Desazón. Tristeza. A veces, estos sentimientos se cuelan en nuestro cuerpo y plagan hasta la última parte de nuestra persona de un frío y un vacío descomunal, tan grande que a veces no sabemos como seguir.

Sin quererlo, estos sentimientos nos invaden, nos llenan de pensamientos lúgubres, se llevan lejos nuestras sonrisas, y nos aislan de nosotros mismos. Nuestra luz se hace cada vez más y más débil, hasta que finalmente se apaga, dejándonos solos en la oscuridad, perdidos en nuestro propia laberinto, en nuestra misma trampa mortal.

Y es en estos momentos cuando cuerpo y mente piden una única cosa, con una sola voz: soledad. Silencio. Quietud. La calma de nuestra única y propia compañía, sin nadie, sin nada. Estos momentos de soledad son los mejores para preguntarnos quién es cada uno, de dónde viene, adónde quiere llegar; pues no hay ruido que nos impida oír nuestras propias respuestas.

Porque somos los únicos que tenemos respuestas a nuestras propias preguntas.

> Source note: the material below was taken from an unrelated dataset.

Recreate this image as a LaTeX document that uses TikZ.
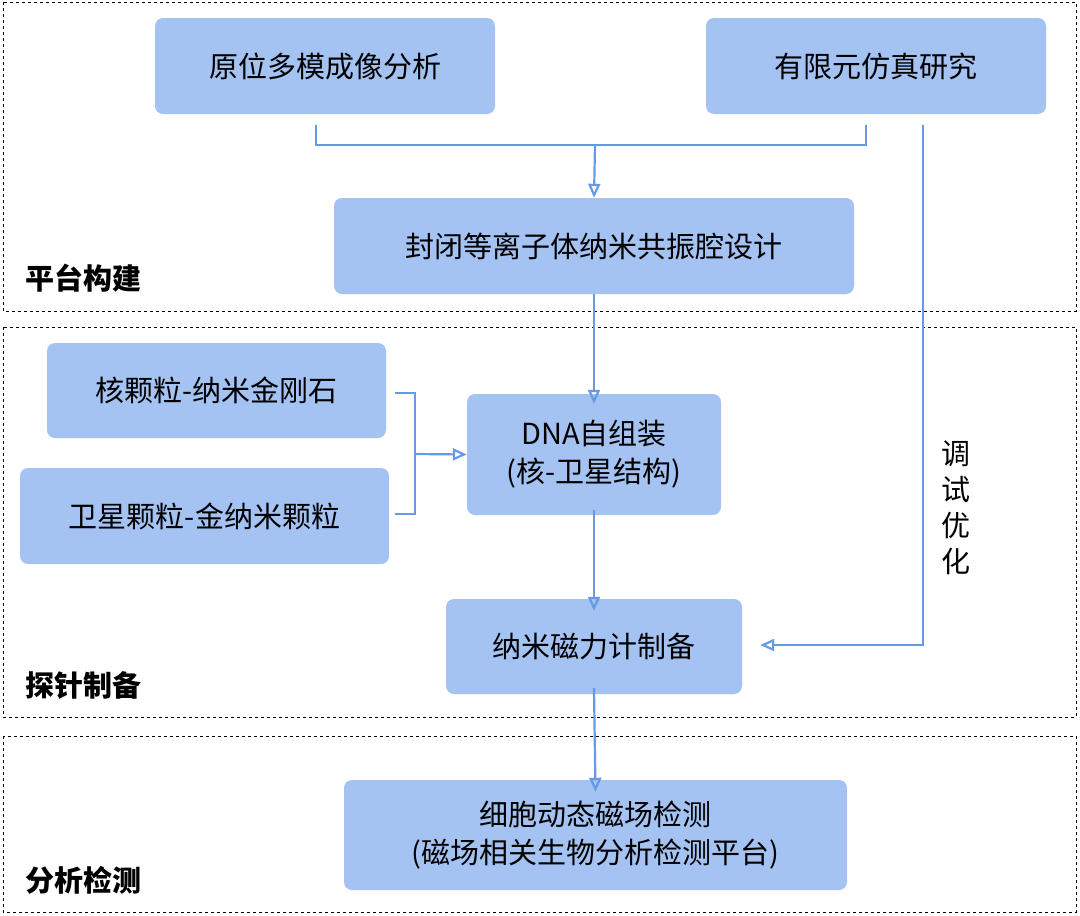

Somos los únicos que podemos decidir quiénes somos, y qué hacemos. Y aunque el frío de nuestro interior nos haga detenernos, y nos haga mirar en nuestro interior, esforzándonos un poco volveremos a abrir esa ventana por la que entra la luz. Solo tenemos que seguir caminando, seguir buscando, sin nunca parar, para que el frío se vaya, y el calor vuelva a llegar.